EXERCISE OBJECTIVE.
Output nothing but the number of lines that include the word "this".

(Code that draws figures)
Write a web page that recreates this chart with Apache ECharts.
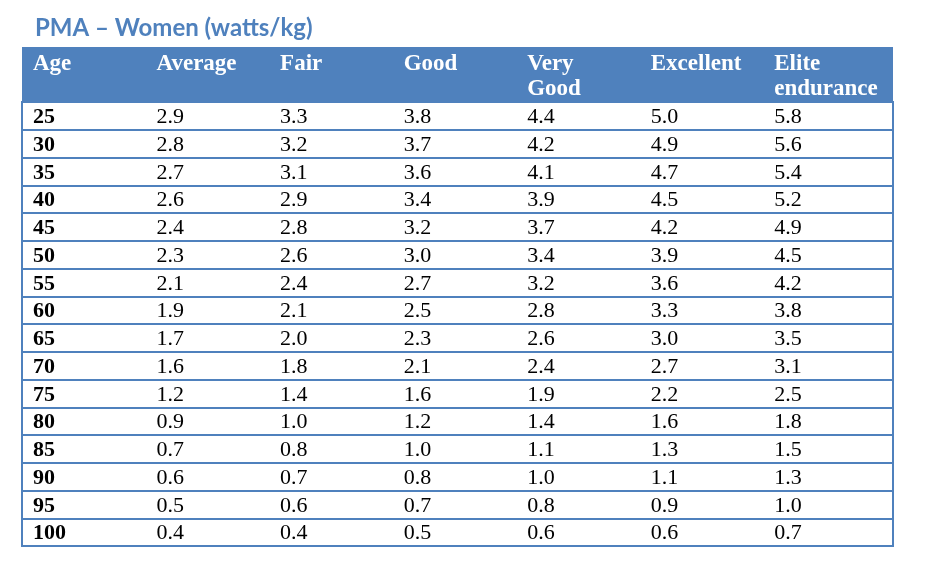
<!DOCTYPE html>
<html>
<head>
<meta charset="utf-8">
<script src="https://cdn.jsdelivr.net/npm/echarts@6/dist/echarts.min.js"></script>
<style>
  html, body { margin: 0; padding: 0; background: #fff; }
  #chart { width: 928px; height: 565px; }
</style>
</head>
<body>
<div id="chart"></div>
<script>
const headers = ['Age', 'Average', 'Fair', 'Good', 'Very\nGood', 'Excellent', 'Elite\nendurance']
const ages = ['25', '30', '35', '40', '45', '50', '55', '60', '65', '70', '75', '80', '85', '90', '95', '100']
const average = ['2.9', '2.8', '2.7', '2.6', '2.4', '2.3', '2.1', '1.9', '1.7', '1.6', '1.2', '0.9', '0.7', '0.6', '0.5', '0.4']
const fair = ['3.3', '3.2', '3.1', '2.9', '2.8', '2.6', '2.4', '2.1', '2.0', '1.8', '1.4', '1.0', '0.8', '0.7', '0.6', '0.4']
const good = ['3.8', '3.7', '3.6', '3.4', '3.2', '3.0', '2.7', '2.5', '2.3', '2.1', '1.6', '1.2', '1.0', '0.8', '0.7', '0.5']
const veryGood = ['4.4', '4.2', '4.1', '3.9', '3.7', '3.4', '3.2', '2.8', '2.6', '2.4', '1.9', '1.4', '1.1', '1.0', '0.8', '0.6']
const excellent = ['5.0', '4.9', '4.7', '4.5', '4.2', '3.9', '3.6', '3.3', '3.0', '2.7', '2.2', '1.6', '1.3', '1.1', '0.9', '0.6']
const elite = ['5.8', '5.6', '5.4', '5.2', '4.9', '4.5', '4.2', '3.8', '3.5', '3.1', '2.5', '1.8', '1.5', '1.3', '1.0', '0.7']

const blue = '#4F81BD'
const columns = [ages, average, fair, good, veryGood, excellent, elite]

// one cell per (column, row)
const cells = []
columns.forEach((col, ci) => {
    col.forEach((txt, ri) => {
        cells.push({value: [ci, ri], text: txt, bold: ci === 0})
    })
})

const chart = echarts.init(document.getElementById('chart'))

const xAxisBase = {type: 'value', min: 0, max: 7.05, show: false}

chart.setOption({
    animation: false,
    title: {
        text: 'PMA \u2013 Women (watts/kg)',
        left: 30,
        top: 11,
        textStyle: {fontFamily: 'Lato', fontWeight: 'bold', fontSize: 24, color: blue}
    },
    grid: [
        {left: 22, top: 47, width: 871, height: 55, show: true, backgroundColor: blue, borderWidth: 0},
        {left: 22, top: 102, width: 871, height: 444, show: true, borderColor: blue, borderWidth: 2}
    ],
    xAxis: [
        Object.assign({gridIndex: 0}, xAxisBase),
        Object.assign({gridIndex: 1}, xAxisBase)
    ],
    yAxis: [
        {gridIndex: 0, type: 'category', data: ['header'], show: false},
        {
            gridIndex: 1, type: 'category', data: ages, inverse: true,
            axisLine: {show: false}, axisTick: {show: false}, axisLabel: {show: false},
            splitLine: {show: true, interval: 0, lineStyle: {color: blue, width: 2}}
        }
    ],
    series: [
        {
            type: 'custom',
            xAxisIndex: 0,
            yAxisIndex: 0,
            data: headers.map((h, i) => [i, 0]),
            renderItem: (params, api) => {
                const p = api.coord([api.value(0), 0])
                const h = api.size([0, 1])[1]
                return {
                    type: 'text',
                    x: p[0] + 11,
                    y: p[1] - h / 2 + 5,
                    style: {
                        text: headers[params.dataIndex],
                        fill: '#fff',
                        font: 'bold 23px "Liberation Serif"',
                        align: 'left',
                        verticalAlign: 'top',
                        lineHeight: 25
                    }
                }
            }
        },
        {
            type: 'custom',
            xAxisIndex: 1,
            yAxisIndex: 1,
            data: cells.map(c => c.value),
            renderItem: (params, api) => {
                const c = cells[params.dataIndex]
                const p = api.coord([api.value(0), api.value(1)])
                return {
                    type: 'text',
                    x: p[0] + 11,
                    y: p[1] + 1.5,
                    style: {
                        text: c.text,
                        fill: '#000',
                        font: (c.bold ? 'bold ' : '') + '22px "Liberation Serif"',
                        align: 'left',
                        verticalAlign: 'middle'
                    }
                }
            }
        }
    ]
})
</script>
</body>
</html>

* * *

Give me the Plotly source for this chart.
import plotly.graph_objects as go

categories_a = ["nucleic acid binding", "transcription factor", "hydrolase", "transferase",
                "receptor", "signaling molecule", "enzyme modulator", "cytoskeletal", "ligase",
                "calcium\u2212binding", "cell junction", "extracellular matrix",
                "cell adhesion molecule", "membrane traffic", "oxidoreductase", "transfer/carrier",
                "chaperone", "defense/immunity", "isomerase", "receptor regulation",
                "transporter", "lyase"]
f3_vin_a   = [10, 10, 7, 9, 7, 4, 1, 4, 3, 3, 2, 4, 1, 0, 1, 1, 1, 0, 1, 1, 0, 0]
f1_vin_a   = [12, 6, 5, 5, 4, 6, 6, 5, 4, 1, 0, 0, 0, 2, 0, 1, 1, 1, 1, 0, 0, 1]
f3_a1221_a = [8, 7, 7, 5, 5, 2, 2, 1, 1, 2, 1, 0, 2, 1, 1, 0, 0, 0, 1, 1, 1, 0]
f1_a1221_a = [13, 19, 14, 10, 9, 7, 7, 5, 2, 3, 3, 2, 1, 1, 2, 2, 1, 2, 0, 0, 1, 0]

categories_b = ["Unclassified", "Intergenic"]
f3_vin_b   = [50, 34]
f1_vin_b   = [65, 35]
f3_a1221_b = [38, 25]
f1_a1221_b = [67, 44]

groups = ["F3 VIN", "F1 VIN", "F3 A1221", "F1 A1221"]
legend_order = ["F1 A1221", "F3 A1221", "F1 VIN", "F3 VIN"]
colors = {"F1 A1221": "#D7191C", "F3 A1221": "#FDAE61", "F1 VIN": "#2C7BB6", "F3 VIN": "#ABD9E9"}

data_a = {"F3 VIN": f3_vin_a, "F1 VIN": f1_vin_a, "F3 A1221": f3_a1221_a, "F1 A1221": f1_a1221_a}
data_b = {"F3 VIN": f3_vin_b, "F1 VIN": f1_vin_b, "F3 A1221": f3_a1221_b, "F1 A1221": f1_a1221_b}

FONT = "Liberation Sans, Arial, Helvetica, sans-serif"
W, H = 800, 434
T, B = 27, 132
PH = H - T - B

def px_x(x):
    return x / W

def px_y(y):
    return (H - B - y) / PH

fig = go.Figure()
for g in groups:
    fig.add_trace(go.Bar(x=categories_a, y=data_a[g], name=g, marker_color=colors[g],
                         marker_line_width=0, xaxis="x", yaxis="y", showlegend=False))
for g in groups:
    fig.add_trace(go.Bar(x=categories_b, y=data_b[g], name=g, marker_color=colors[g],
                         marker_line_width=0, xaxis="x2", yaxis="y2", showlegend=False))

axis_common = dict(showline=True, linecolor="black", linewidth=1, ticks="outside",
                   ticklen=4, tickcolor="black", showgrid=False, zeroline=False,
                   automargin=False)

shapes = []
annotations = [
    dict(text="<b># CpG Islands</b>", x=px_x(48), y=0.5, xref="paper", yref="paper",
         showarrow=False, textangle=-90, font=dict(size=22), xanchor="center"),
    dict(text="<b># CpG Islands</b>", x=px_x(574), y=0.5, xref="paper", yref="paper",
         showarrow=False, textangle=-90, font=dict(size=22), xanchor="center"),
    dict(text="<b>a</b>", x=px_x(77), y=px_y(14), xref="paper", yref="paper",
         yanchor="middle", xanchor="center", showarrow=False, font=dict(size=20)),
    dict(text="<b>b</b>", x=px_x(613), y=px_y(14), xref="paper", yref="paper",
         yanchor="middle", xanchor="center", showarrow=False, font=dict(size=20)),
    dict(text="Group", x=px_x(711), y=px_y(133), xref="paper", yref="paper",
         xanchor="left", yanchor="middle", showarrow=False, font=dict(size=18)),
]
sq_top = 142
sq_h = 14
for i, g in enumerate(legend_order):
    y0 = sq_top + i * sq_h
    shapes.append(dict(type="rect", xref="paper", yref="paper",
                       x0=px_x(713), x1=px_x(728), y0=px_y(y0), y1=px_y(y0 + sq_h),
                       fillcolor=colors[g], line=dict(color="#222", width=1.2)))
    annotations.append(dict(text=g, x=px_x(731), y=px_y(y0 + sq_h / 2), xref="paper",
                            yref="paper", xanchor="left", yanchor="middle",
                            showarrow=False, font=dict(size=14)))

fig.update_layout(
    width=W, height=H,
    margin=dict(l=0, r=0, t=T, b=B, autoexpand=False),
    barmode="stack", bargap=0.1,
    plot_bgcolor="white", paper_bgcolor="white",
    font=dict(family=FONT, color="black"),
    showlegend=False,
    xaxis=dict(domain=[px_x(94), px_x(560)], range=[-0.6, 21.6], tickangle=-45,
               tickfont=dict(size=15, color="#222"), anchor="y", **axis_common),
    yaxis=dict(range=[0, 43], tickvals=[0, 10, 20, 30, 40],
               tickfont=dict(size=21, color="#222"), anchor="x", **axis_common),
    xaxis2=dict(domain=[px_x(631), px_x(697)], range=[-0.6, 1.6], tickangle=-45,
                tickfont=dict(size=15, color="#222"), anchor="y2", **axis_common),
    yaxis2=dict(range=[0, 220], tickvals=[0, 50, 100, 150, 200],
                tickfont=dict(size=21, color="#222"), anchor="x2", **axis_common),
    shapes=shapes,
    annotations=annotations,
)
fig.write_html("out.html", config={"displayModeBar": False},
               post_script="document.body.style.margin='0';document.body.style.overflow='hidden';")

---

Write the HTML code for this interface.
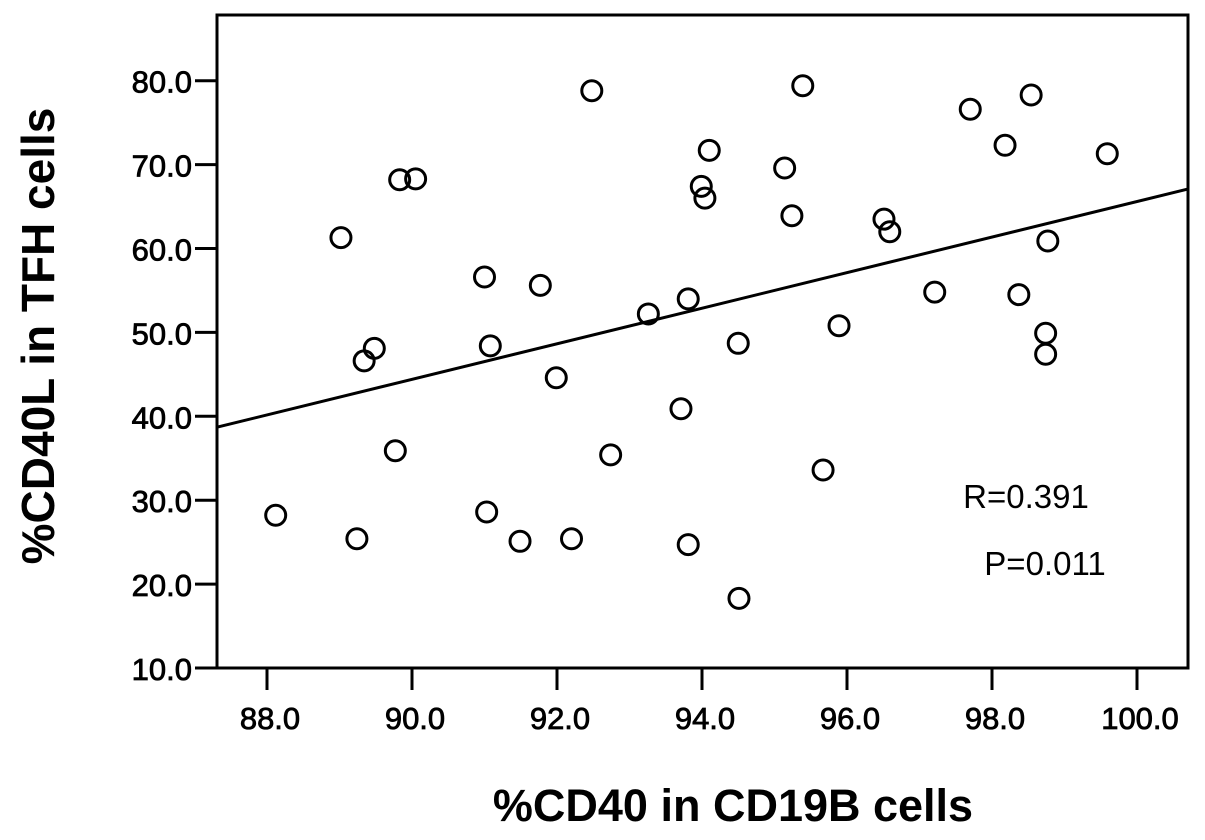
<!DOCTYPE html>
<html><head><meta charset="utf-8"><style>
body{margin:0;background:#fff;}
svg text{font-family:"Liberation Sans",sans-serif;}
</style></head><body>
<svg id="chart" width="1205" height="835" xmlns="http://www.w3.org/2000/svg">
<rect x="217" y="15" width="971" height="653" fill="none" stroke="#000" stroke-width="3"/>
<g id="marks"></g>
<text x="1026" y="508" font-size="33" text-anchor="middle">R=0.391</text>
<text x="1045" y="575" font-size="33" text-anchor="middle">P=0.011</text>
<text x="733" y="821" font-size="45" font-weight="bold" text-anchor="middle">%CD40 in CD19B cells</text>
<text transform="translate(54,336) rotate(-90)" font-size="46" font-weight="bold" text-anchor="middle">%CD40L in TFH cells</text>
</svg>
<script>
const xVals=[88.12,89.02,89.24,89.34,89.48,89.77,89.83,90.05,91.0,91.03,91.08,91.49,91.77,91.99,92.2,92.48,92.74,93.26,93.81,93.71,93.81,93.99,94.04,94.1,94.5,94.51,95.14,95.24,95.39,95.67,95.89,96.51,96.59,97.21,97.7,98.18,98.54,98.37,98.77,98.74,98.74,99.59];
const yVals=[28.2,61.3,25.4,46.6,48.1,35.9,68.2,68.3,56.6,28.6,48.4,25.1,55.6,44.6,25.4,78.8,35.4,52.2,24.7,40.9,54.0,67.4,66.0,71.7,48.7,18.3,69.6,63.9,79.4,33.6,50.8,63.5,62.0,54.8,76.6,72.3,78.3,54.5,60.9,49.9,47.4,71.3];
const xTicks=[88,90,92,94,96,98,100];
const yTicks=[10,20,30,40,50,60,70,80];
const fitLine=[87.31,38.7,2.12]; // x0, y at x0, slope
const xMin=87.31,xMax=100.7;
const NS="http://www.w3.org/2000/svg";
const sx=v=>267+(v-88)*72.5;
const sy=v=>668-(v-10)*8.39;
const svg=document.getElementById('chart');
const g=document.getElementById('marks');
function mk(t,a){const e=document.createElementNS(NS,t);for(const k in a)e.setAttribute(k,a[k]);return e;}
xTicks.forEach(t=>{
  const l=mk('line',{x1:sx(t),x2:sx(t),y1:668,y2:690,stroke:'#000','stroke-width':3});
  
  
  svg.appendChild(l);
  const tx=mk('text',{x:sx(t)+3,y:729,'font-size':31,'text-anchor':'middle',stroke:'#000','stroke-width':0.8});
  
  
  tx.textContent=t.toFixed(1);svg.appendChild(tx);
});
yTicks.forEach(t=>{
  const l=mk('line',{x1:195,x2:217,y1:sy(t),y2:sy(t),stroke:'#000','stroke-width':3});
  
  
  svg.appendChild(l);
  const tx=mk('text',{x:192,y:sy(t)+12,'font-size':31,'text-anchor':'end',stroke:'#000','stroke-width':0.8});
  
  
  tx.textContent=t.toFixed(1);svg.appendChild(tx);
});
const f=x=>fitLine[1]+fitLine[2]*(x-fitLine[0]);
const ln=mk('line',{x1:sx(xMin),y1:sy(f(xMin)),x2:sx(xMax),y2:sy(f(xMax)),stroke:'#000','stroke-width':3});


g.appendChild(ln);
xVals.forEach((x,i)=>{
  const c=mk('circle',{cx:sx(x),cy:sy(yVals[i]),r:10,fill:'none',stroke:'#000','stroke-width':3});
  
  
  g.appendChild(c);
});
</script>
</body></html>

THE OUTPUT.
3